The elevator started to slow. Their destination approached.
“Why do you need Ethan?” Lucy asked next. She never broke her gaze from Grant. She held tightly on to his hand and refused to let go.
“Because I promised someone I’d deliver a letter. And honestly Lucy...I don’t know how many lives I have left.”
Ethan was right where the cameras had shown him to be—sitting and watching a screen imbedded into a bar-top. It was the World Series game seven between the Yankees and the Diamondbacks. Lucy wondered if Huck had managed to save any professional athletes. She hadn’t heard of anyone famous making Huck’s list. But maybe someday the Islands would boast competitive games with their own teams. Maybe when people grew tired of watching prerecorded history they would demand some sports of their own.
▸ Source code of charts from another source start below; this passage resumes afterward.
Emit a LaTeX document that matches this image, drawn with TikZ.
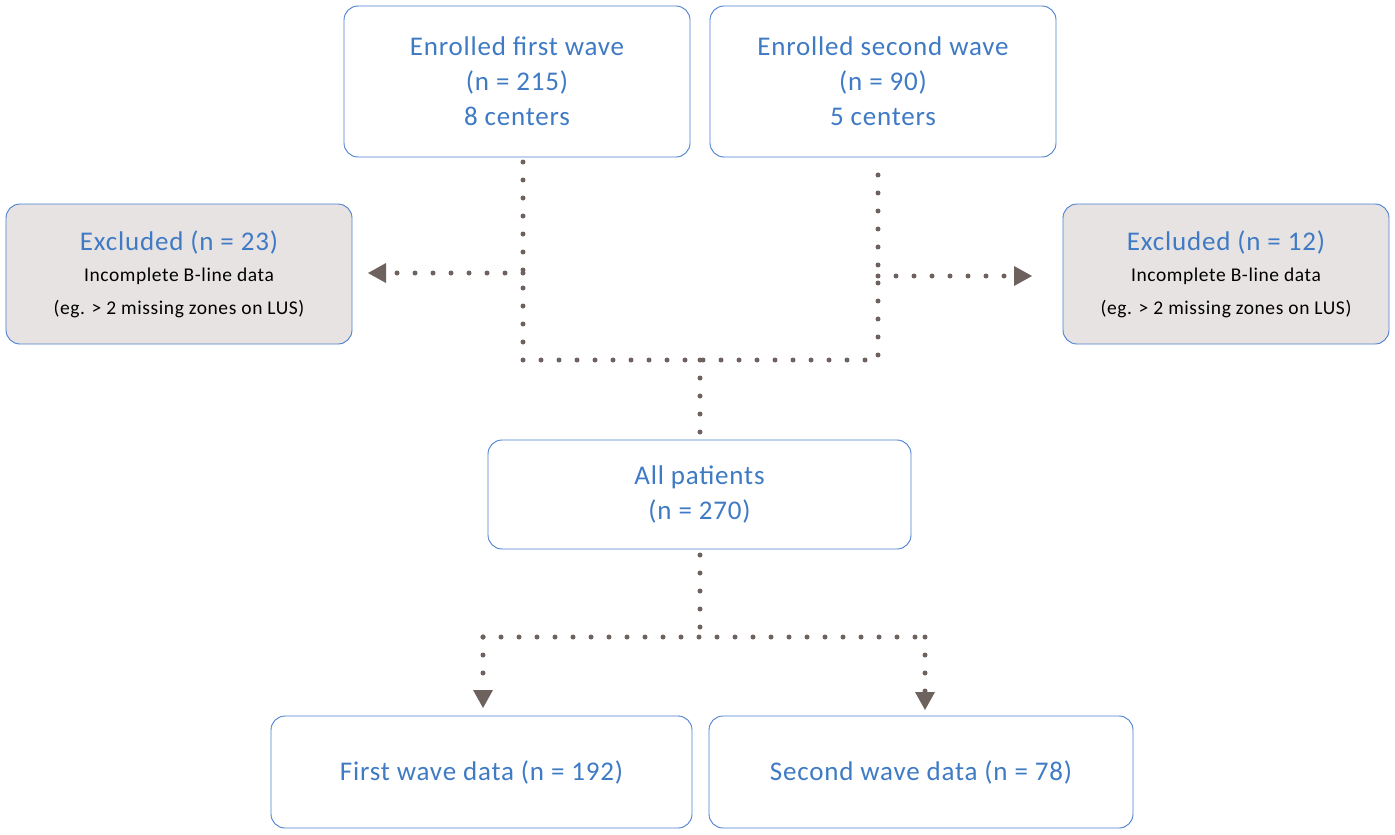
\documentclass[tikz,border=0pt]{standalone}
\usepackage{fontspec}
\setmainfont{Carlito}[LetterSpace=3]
\usetikzlibrary{arrows.meta}
\definecolor{tb}{HTML}{3F7AC4}
\definecolor{bd}{HTML}{4A7FD0}
\definecolor{dt}{HTML}{6E625F}
\definecolor{gf}{HTML}{E8E3E3}
\newcommand{\smalltx}{\color{black}\fontsize{19.5bp}{28bp}\selectfont}
\begin{document}
\begin{tikzpicture}[x=1bp,y=-1bp,
 box/.style={draw=bd,line width=0.9bp,rounded corners=14bp,fill=white,text=tb,align=center,font=\fontsize{27bp}{35bp}\selectfont,inner sep=0},
 ex/.style={box,fill=gf},
 dots/.style={draw=dt,line width=5bp,line cap=round,dash pattern=on 0bp off 18bp},
 arr/.style={dots,-{Triangle[length=18bp,width=20bp,fill=dt,line width=0bp,sep=0bp]}}]
\useasboundingbox (0,0) rectangle (1395,834);
\node[box,minimum width=346bp,minimum height=151bp] (e1) at (517,81.5) {Enrolled first wave\\(n = 215)\\8 centers};
\node[box,minimum width=346bp,minimum height=151bp] (e2) at (883,81.5) {Enrolled second wave\\(n = 90)\\5 centers};
\node[ex,minimum width=346bp,minimum height=140bp] (x1) at (179,274) {Excluded (n = 23)\\[-4bp]{\smalltx Incomplete B-line data}\\[-2bp]{\smalltx (eg. > 2 missing zones on LUS)}};
\node[ex,minimum width=326bp,minimum height=140bp] (x2) at (1226,274) {Excluded (n = 12)\\[-4bp]{\smalltx Incomplete B-line data}\\[-2bp]{\smalltx (eg. > 2 missing zones on LUS)}};
\node[box,minimum width=423bp,minimum height=109bp] (all) at (699.5,494.5) {All patients\\(n = 270)};
\node[box,minimum width=421bp,minimum height=112bp] (f1) at (481.5,772) {First wave data (n = 192)};
\node[box,minimum width=424bp,minimum height=112bp] (f2) at (921,772) {Second wave data (n = 78)};
\coordinate (a1) at (523,162); \coordinate (b1) at (523,360);
\coordinate (a2) at (878,162); \coordinate (b2) at (878,360);
\coordinate (c) at (700,360);
\coordinate (d) at (700,555); \coordinate (e) at (700,637);
\coordinate (l) at (483,637); \coordinate (r) at (925,637);
\draw[dots] (a1) -- (b1) -- (b2) -- (a2);
\draw[arr] (523,273) -- (368,273);
\draw[arr] (878,276) -- (1032,276);
\draw[dots] (c) -- (700,437);
\draw[dots] (d) -- (e);
\draw[dots] (l) -- (r);
\draw[arr] (l) -- (483,708);
\draw[arr] (r) -- (925,710);
\end{tikzpicture}
\end{document}
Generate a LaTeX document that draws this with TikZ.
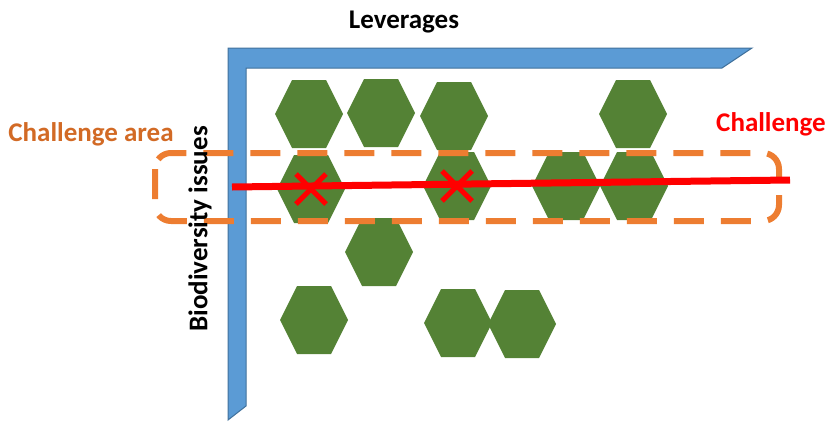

The Island Games. It had a nice ring to it.
Ethan’s leg was stretched out to the side, and he glanced at Lucy and Grant as they entered the bar and pulled up the stools on either side of him. He took a sip of a beer and managed to say hello. Lucy and Ethan hadn’t seen much of each other in the past few days, and their brief encounters had left Lucy feeling wounded. But she didn’t feel like she had much time to dedicate to her brother’s moodiness, and so she let his frosty hello roll right off her back.
“Hey yourself,” Lucy said. “I didn’t know about this place. I’m learning about new places every day.”
“Nostalgia Sports,” Ethan replied, nodding toward the marquee outside. “Just another place to remind you of all the things that aren’t the same.” He took a drink.
“Ethan...” Lucy started. She picked up a napkin and began unfolding it, playing with the corners. “Grant...”
“Stop,” Ethan said. “I can tell that tone. You’re here for a favor?” Immediately, he took Lucy’s hand and placed it against the rough exterior of his fake leg. He held her hand there, his palm covering her hand entirely, and didn’t break eye contact, even after she started to squirm and pull away. “This happened to me. You want to hear about it?”
Lucy didn’t answer. She looked back at him, unblinking. He had never offered to tell her about his leg or his time in Portland without her; all of that had remained unspoken. She assumed that he had told Cass, but Lucy didn’t know for sure. While he seemed hostile, or maybe just drunk, Lucy didn’t want him to slip away; she could feel Grant’s impatience on her other side, and she felt torn.